__GIVEN PROBLEM__. Word for word, transcribe the lines below and drop the pictures.

__MATERIAL__.
_ _ _ _
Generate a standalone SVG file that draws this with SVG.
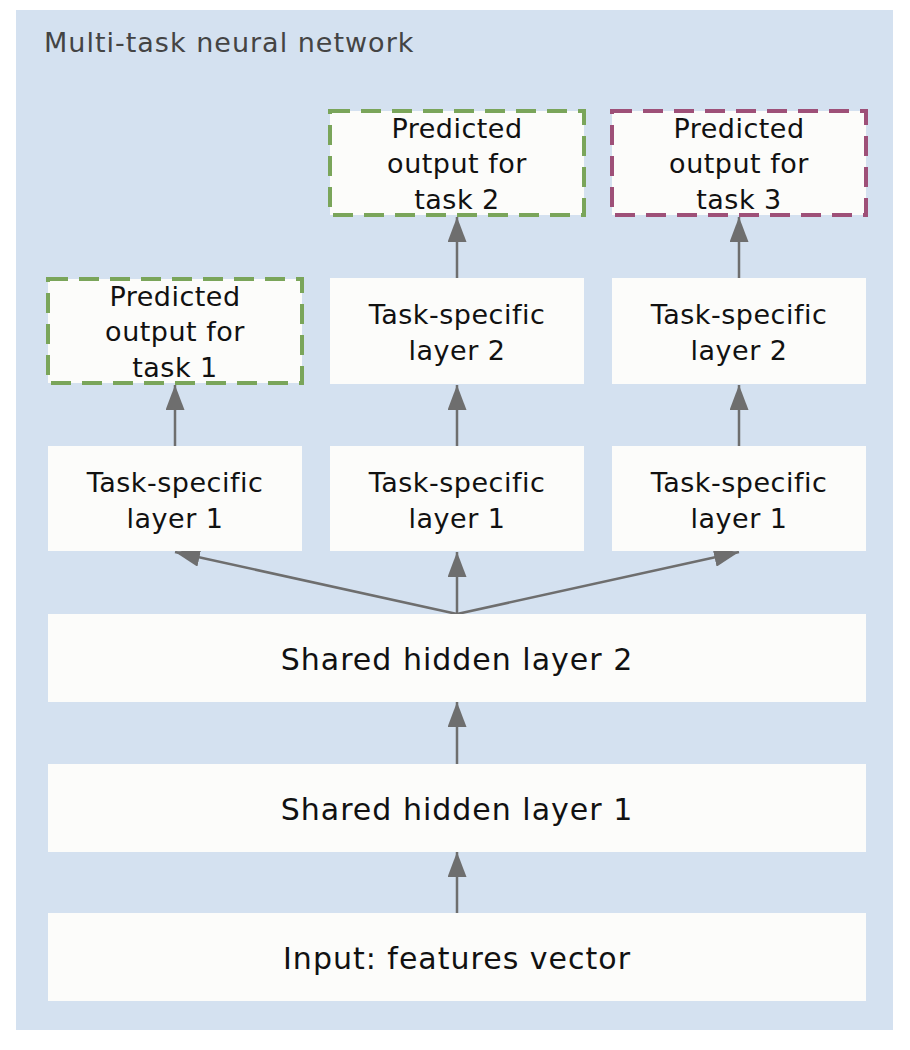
<svg xmlns="http://www.w3.org/2000/svg" width="910" height="1050" viewBox="0 0 910 1050">
<defs>
<style>
.node{fill:#fcfcfa;}
.g{fill:#fcfcfa;stroke:#7aa55a;stroke-width:4;stroke-dasharray:20 11;}
.p{fill:#fcfcfa;stroke:#9e5078;stroke-width:4;stroke-dasharray:20 11;}
.t{font-family:"DejaVu Sans","Liberation Sans",sans-serif;font-size:27px;fill:#111;text-anchor:middle;letter-spacing:0.5px;}
.tl{font-family:"DejaVu Sans","Liberation Sans",sans-serif;font-size:30px;fill:#111;text-anchor:middle;letter-spacing:1px;}
.c{stroke:#6e6e6e;stroke-width:2.5;fill:none;marker-end:url(#ah);}
</style>
<marker id="ah" viewBox="0 0 25 19" refX="25" refY="9.5" markerWidth="25" markerHeight="19" markerUnits="userSpaceOnUse" orient="auto">
<path d="M0,0 L25,9.5 L0,19 z" fill="#6e6e6e"/>
</marker>
</defs>
<rect x="16" y="10" width="877" height="1020" fill="#d4e1f0"/>
<text x="44" y="52" font-family="'DejaVu Sans','Liberation Sans',sans-serif" font-size="27" fill="#444" letter-spacing="1">Multi-task neural network</text>

<g id="connectors">
<line class="c" x1="457" y1="913" x2="457" y2="852"/>
<line class="c" x1="457" y1="764" x2="457" y2="702"/>
<line class="c" x1="457" y1="614" x2="457" y2="552"/>
<line class="c" x1="457" y1="614" x2="175" y2="552"/>
<line class="c" x1="457" y1="614" x2="739" y2="552"/>
<line class="c" x1="175" y1="446" x2="175" y2="385"/>
<line class="c" x1="457" y1="446" x2="457" y2="385"/>
<line class="c" x1="739" y1="446" x2="739" y2="385"/>
<line class="c" x1="457" y1="278" x2="457" y2="217"/>
<line class="c" x1="739" y1="278" x2="739" y2="217"/>
</g>

<g id="input">
<rect class="node" x="48" y="913" width="818" height="88"/>
<text class="tl" x="457" y="969">Input: features vector</text>
</g>
<g id="shared1">
<rect class="node" x="48" y="764" width="818" height="88"/>
<text class="tl" x="457" y="820">Shared hidden layer 1</text>
</g>
<g id="shared2">
<rect class="node" x="48" y="614" width="818" height="88"/>
<text class="tl" x="457" y="670">Shared hidden layer 2</text>
</g>

<g id="t1l1">
<rect class="node" x="48" y="446" width="254" height="105"/>
<text class="t" x="175" y="492">Task-specific</text>
<text class="t" x="175" y="527.5">layer 1</text>
</g>
<g id="t2l1">
<rect class="node" x="330" y="446" width="254" height="105"/>
<text class="t" x="457" y="492">Task-specific</text>
<text class="t" x="457" y="527.5">layer 1</text>
</g>
<g id="t3l1">
<rect class="node" x="612" y="446" width="254" height="105"/>
<text class="t" x="739" y="492">Task-specific</text>
<text class="t" x="739" y="527.5">layer 1</text>
</g>

<g id="out1">
<rect class="g" x="48" y="279" width="254" height="104"/>
<text class="t" x="175" y="306">Predicted</text>
<text class="t" x="175" y="341">output for</text>
<text class="t" x="175" y="376.5">task 1</text>
</g>
<g id="t2l2">
<rect class="node" x="330" y="278" width="254" height="106"/>
<text class="t" x="457" y="324">Task-specific</text>
<text class="t" x="457" y="359.5">layer 2</text>
</g>
<g id="t3l2">
<rect class="node" x="612" y="278" width="254" height="106"/>
<text class="t" x="739" y="324">Task-specific</text>
<text class="t" x="739" y="359.5">layer 2</text>
</g>

<g id="out2">
<rect class="g" x="330" y="111" width="254" height="104"/>
<text class="t" x="457" y="138">Predicted</text>
<text class="t" x="457" y="173">output for</text>
<text class="t" x="457" y="208.5">task 2</text>
</g>
<g id="out3">
<rect class="p" x="612" y="111" width="254" height="104"/>
<text class="t" x="739" y="138">Predicted</text>
<text class="t" x="739" y="173">output for</text>
<text class="t" x="739" y="208.5">task 3</text>
</g>
</svg>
_ _ _ _
__SOLUTION TO THIS EXERCISE__.
Generate a standalone SVG file that draws this with SVG.
<svg xmlns="http://www.w3.org/2000/svg" width="910" height="1050" viewBox="0 0 910 1050">
<defs>
<style>
.node{fill:#fcfcfa;}
.g{fill:#fcfcfa;stroke:#7aa55a;stroke-width:4;stroke-dasharray:20 11;}
.p{fill:#fcfcfa;stroke:#9e5078;stroke-width:4;stroke-dasharray:20 11;}
.t{font-family:"DejaVu Sans","Liberation Sans",sans-serif;font-size:27px;fill:#111;text-anchor:middle;letter-spacing:0.5px;}
.tl{font-family:"DejaVu Sans","Liberation Sans",sans-serif;font-size:30px;fill:#111;text-anchor:middle;letter-spacing:1px;}
.c{stroke:#6e6e6e;stroke-width:2.5;fill:none;marker-end:url(#ah);}
</style>
<marker id="ah" viewBox="0 0 25 19" refX="25" refY="9.5" markerWidth="25" markerHeight="19" markerUnits="userSpaceOnUse" orient="auto">
<path d="M0,0 L25,9.5 L0,19 z" fill="#6e6e6e"/>
</marker>
</defs>
<rect x="16" y="10" width="877" height="1020" fill="#d4e1f0"/>
<text x="44" y="52" font-family="'DejaVu Sans','Liberation Sans',sans-serif" font-size="27" fill="#444" letter-spacing="1">Multi-task neural network</text>

<g id="connectors">
<line class="c" x1="457" y1="913" x2="457" y2="852"/>
<line class="c" x1="457" y1="764" x2="457" y2="702"/>
<line class="c" x1="457" y1="614" x2="457" y2="552"/>
<line class="c" x1="457" y1="614" x2="175" y2="552"/>
<line class="c" x1="457" y1="614" x2="739" y2="552"/>
<line class="c" x1="175" y1="446" x2="175" y2="385"/>
<line class="c" x1="457" y1="446" x2="457" y2="385"/>
<line class="c" x1="739" y1="446" x2="739" y2="385"/>
<line class="c" x1="457" y1="278" x2="457" y2="217"/>
<line class="c" x1="739" y1="278" x2="739" y2="217"/>
</g>

<g id="input">
<rect class="node" x="48" y="913" width="818" height="88"/>
<text class="tl" x="457" y="969">Input: features vector</text>
</g>
<g id="shared1">
<rect class="node" x="48" y="764" width="818" height="88"/>
<text class="tl" x="457" y="820">Shared hidden layer 1</text>
</g>
<g id="shared2">
<rect class="node" x="48" y="614" width="818" height="88"/>
<text class="tl" x="457" y="670">Shared hidden layer 2</text>
</g>

<g id="t1l1">
<rect class="node" x="48" y="446" width="254" height="105"/>
<text class="t" x="175" y="492">Task-specific</text>
<text class="t" x="175" y="527.5">layer 1</text>
</g>
<g id="t2l1">
<rect class="node" x="330" y="446" width="254" height="105"/>
<text class="t" x="457" y="492">Task-specific</text>
<text class="t" x="457" y="527.5">layer 1</text>
</g>
<g id="t3l1">
<rect class="node" x="612" y="446" width="254" height="105"/>
<text class="t" x="739" y="492">Task-specific</text>
<text class="t" x="739" y="527.5">layer 1</text>
</g>

<g id="out1">
<rect class="g" x="48" y="279" width="254" height="104"/>
<text class="t" x="175" y="306">Predicted</text>
<text class="t" x="175" y="341">output for</text>
<text class="t" x="175" y="376.5">task 1</text>
</g>
<g id="t2l2">
<rect class="node" x="330" y="278" width="254" height="106"/>
<text class="t" x="457" y="324">Task-specific</text>
<text class="t" x="457" y="359.5">layer 2</text>
</g>
<g id="t3l2">
<rect class="node" x="612" y="278" width="254" height="106"/>
<text class="t" x="739" y="324">Task-specific</text>
<text class="t" x="739" y="359.5">layer 2</text>
</g>

<g id="out2">
<rect class="g" x="330" y="111" width="254" height="104"/>
<text class="t" x="457" y="138">Predicted</text>
<text class="t" x="457" y="173">output for</text>
<text class="t" x="457" y="208.5">task 2</text>
</g>
<g id="out3">
<rect class="p" x="612" y="111" width="254" height="104"/>
<text class="t" x="739" y="138">Predicted</text>
<text class="t" x="739" y="173">output for</text>
<text class="t" x="739" y="208.5">task 3</text>
</g>
</svg>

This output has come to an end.